Musical accompaniment apparatus comprise a signal input configured to receive a digital melody signal and a digital accompaniment signal, an accompaniment analyzer configured to identify a spectral content of the digital accompaniment signal, and a pitch detector configured to identify a current melody note based on the digital melody signal.
In additional methods, a note measurability index of an input audio signal as a function of time is produced, and a temporal window is adjusted based on the determined note measurability index. A spectrum of the input audio signal based on the adjusted temporal window is obtained, and at least one note having harmonics corresponding to the determined spectrum is identified. In some examples, a temporal placement or a duration of the temporal window is adapted based on the determined note measurability index. In additional examples, the note measurability index is based on a difference between a spectrum of the input audio signal and a magnitude of a spectral envelope of the input audio signal. In additional embodiments, a note measurability index is assigned based on an average of the difference between the input audio signal spectrum and the magnitude of the spectral envelope of the input audio signal
These and other features and aspects of the disclosed technology are set forth below with reference to the accompanying drawings.
BRIEF DESCRIPTION OF THE DRAWINGS
FIG. 1 is a block diagram of a representative vocal harmony generation system.
FIG. 2 is a block diagram of a representative harmony shift generator.
FIG. 3 is a block diagram of a music analyzer that is coupled to receive a polyphonic audio mix.
FIG. 4 is a block diagram of a Spectral Quality Estimator that is configured to receive a polyphonic audio mix and produce Spectral Quality (SQ) Data.

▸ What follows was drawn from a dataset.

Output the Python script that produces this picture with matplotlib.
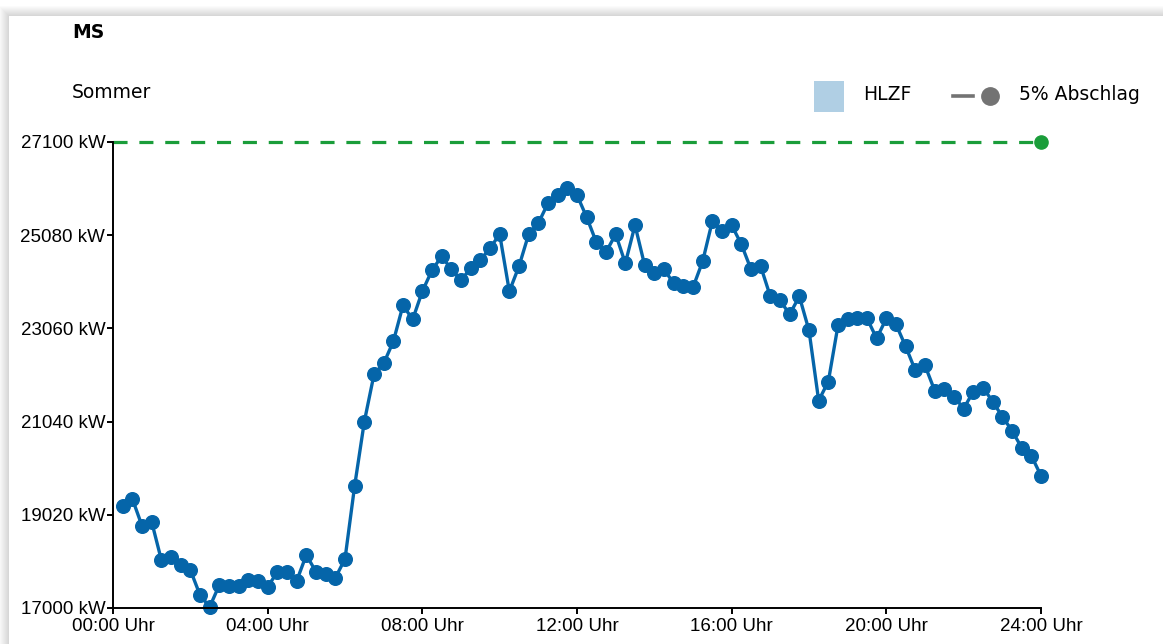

FIG. 5 is a block diagram of a note detector that is coupled to an audio buffer.
FIG. 6 is a block diagram of a representative spectral peak picker that is configured to receive a dB spectrum and produce peak data.
FIG. 7 is a block diagram of a representative peak detector.
FIG. 8 is a block diagram of a representative note estimator that receives Peak Data, numPeaks, pkNote(k), pkMag(k), pkQ(k) and produces note probability estimates P(k) and note energy estimates E(k) for note numbers 0-127.
FIG. 9 is a block diagram of a note interpreter that receives note probabilities P and note energies E and produces modified note probabilities Pm, a normalized note vector Pn, and a normalized note histogram Hn.
FIG. 10 is a block diagram of a representative melody note quantizer.
FIG. 11 is a block diagram of a representative harmony logic block configured to estimate a pitch shift.
FIG. 12 is a block diagram illustrating a harmony subsystem that is configured to produce a harmony note that is nominally 4 semitones from a melody note, but can vary between 3 semitones and 5 semitones in order to create a musically correct harmony sound.
FIG. 13 is a block diagram illustrating a harmony subsystem that is configured to produce a harmony note that is nominally 7 semitones from a melody note, but can vary between 6 semitones and 9 semitones in order to create a musically correct harmony sound.
FIG. 14 is a block diagram of a representative harmony generation system based on a digital signal processor.
DETAILED DESCRIPTION
The described systems, apparatus, and methods described herein should not be construed as limiting in any way. Instead, the present disclosure is directed toward all novel and non-obvious features and aspects of the various disclosed embodiments, alone and in various combinations and sub-combinations with one another. The disclosed systems, methods, and apparatus are not limited to any specific aspect or feature or combinations thereof, nor do the disclosed systems, methods, and apparatus require that any one or more specific advantages be present or problems be solved.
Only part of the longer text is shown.